- **Required task**: Copy, exactly as written, the lines that begin at the one containing "Clone this diagram in TikZ." and end at the one containing "(s2) at (11.6,1.96)". Skip any pictures in the data below.

- **Records provided**:
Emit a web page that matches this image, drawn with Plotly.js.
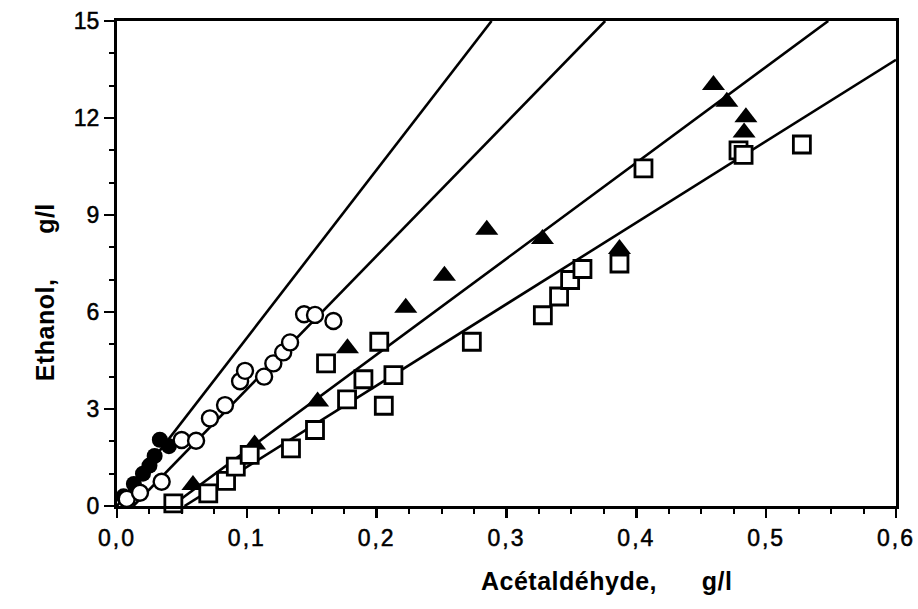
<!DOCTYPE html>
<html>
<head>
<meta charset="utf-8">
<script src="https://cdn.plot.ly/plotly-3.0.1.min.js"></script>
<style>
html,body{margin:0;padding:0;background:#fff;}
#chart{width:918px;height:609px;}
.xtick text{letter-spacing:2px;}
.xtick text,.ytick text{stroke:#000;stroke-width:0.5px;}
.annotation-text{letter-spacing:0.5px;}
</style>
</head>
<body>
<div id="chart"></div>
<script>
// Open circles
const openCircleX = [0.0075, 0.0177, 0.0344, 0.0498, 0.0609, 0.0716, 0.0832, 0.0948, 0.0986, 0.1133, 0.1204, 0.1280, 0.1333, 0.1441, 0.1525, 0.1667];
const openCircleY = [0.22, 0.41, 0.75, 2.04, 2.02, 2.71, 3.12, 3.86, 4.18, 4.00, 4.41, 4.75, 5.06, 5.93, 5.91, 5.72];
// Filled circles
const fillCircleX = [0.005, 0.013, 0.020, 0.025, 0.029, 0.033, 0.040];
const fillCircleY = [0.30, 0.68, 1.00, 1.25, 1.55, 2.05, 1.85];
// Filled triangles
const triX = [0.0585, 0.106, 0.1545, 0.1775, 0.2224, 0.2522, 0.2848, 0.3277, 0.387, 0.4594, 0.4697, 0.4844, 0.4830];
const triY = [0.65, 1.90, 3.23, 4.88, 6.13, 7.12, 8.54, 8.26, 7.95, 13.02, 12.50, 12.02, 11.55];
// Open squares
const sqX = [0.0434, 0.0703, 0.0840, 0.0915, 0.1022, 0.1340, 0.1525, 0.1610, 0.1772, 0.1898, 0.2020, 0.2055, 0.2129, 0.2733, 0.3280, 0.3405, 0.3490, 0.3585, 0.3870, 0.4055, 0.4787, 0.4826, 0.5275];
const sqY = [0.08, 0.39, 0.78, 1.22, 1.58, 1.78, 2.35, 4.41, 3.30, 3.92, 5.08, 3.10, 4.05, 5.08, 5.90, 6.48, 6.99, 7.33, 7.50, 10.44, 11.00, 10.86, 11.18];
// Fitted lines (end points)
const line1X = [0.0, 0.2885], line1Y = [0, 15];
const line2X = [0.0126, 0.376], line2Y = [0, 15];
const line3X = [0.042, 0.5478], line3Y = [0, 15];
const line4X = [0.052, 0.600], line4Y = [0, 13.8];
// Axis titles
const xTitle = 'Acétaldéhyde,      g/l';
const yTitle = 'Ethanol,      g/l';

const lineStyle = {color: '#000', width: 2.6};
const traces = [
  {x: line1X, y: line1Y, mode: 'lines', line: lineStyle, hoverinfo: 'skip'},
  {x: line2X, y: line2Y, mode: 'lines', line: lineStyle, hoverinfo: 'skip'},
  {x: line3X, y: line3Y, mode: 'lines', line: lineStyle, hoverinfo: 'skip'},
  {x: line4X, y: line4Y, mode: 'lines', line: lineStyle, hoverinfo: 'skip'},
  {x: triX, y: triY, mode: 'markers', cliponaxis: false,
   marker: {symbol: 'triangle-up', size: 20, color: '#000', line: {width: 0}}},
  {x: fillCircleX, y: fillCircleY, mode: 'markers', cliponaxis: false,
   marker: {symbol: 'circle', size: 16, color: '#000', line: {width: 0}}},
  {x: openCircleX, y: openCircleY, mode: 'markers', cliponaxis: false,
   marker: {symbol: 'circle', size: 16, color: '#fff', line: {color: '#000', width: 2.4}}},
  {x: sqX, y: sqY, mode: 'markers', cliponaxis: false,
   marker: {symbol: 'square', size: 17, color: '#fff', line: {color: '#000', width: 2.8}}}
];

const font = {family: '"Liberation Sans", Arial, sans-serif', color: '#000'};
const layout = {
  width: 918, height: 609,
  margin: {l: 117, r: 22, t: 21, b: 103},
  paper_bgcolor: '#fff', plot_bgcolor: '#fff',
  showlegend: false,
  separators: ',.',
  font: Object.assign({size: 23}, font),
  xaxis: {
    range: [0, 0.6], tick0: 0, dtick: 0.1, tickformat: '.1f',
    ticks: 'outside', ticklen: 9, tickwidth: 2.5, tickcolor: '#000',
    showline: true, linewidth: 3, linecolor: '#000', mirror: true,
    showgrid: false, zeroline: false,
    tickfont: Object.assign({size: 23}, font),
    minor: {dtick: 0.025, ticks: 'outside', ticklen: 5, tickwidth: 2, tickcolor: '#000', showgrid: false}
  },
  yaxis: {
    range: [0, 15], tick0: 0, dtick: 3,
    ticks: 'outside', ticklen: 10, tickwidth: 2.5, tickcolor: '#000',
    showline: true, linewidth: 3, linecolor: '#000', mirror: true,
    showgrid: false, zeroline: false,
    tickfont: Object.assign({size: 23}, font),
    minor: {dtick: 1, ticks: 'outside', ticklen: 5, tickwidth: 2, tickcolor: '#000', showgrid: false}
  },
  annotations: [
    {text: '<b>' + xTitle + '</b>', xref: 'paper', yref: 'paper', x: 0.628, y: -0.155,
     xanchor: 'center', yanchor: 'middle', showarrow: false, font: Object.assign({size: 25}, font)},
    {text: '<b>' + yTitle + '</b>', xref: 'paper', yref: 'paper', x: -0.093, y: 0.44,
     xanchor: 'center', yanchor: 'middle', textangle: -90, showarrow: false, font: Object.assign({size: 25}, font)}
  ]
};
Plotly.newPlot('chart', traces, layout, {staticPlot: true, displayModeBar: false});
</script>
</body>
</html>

---

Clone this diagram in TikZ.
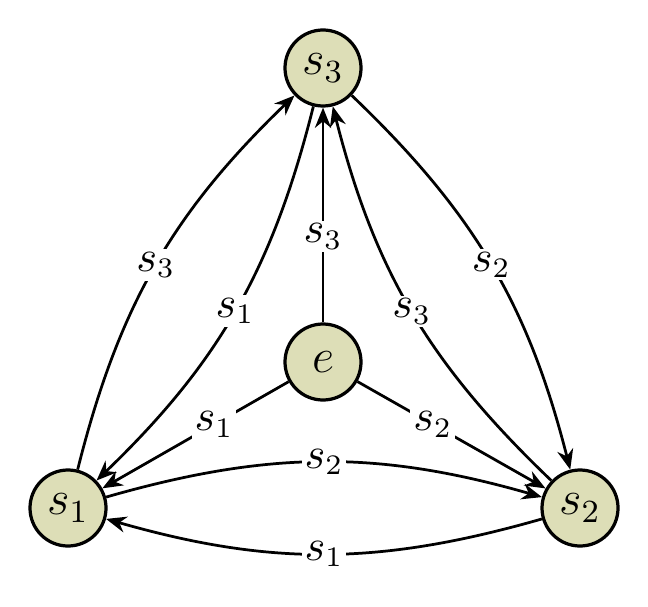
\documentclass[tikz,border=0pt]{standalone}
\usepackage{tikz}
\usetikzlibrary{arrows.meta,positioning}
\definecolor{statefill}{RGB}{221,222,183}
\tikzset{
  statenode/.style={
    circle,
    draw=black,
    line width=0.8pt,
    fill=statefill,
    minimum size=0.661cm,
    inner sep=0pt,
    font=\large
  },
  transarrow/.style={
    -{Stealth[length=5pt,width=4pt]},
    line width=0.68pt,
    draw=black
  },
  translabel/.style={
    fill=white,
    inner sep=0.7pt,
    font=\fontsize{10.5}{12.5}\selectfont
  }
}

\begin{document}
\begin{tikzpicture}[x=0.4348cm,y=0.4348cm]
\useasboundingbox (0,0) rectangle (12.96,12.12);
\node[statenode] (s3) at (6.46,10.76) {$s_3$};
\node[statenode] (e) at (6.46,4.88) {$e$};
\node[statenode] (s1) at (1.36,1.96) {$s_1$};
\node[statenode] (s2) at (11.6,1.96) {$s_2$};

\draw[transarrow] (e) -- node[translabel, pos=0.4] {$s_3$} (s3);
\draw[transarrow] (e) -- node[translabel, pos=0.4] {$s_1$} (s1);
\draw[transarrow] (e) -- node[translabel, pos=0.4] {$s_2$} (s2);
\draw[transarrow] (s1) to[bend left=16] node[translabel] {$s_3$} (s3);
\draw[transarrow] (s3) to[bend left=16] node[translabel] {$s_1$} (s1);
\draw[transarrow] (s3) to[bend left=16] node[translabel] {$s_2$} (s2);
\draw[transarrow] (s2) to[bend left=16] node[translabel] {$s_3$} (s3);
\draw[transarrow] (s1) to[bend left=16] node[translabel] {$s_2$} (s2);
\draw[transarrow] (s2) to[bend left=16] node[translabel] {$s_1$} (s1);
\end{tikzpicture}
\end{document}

- **Result below**:
Clone this diagram in TikZ.
\documentclass[tikz,border=0pt]{standalone}
\usepackage{tikz}
\usetikzlibrary{arrows.meta,positioning}
\definecolor{statefill}{RGB}{221,222,183}
\tikzset{
  statenode/.style={
    circle,
    draw=black,
    line width=0.8pt,
    fill=statefill,
    minimum size=0.661cm,
    inner sep=0pt,
    font=\large
  },
  transarrow/.style={
    -{Stealth[length=5pt,width=4pt]},
    line width=0.68pt,
    draw=black
  },
  translabel/.style={
    fill=white,
    inner sep=0.7pt,
    font=\fontsize{10.5}{12.5}\selectfont
  }
}

\begin{document}
\begin{tikzpicture}[x=0.4348cm,y=0.4348cm]
\useasboundingbox (0,0) rectangle (12.96,12.12);
\node[statenode] (s3) at (6.46,10.76) {$s_3$};
\node[statenode] (e) at (6.46,4.88) {$e$};
\node[statenode] (s1) at (1.36,1.96) {$s_1$};
\node[statenode] (s2) at (11.6,1.96) {$s_2$};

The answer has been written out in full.